Directors or delegees still have to approve these filings.

Public sections are still required and must still cover the 11 items in the Fed’s rules. The Plans for these banks must assume that the banks are suffering financial distress under the "severely adverse economic conditions" scenario developed by the Fed.

These banks have to keep non-branch assets below $50 billion and not experience any material events affecting their business (i.e., an event that would materially affect a Plan).  If either occurs, then a Plan must be filed. 

Nine of the bigger foreign banks will still have to file Plans although the Fed is easing of the requirements and asking for a modest amount of specific information from some of these banks.
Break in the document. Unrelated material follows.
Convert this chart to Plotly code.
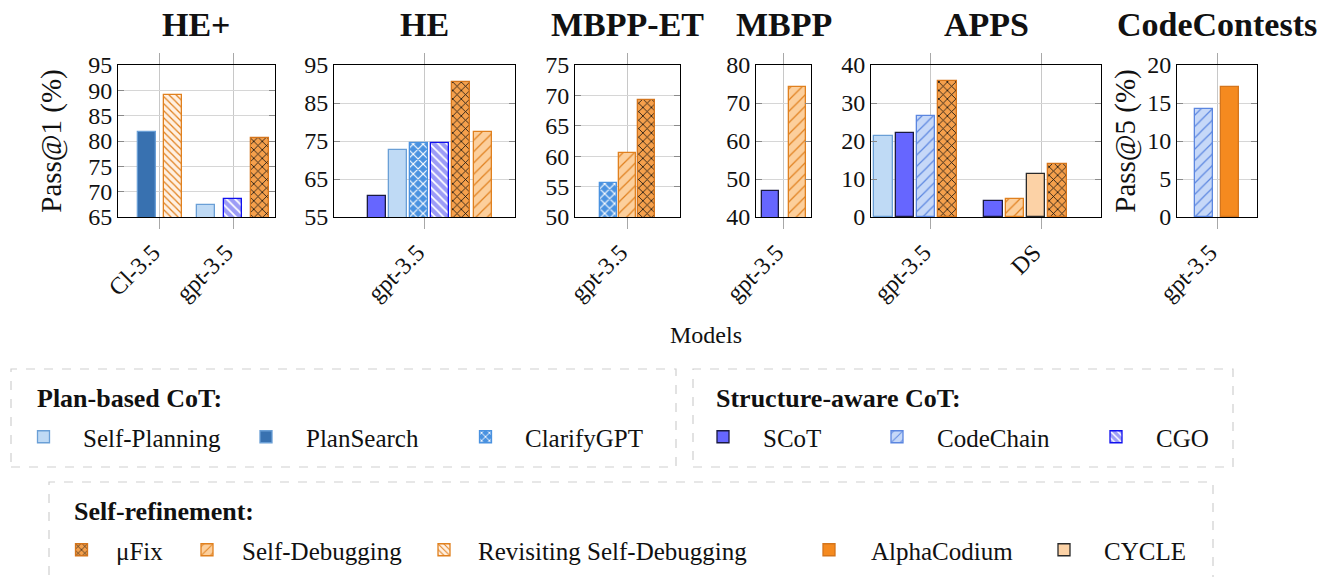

The executive summary and analysis may be limited to changes in the 2015 Plan occasioned by the Fed’s letter. The 2018 Plan may incorporate by reference the 2015 Plan, but discuss any material changes to strategy; liquidity or capital requirements; continued shared services following a bankruptcy of an IHC. The 2018 Plan should discuss improvements in the Plan since 2015 and how any bank affiliates will be protected from risks of nonbanking activities.  

In certain cases unique to the banks involved, the Fed is requiring that the 2018 Plan discuss particular issues. Regarding outsourced or shared services, some banks were required to provide additional support for any assumptions on the availability of continued services during a resolution—HSBC was given particular companies to discuss. Paribas was asked to discuss how outstanding securities repos would be treated. HSBC has to discuss capital needed to support its US material entities during the resolution; its liquidity sources available and how this funding will be affected under stress; and how its payments, clearing and settlement will be able to continue to operate especially as regards financial market utilities. For certain subsidiaries mentioned in the 2015 Plans that were not identified as "material entities" the Fed has asked for specific explanations why that is still not the case in 2018. For example, TD was asked to evaluate TD Ameritrade. 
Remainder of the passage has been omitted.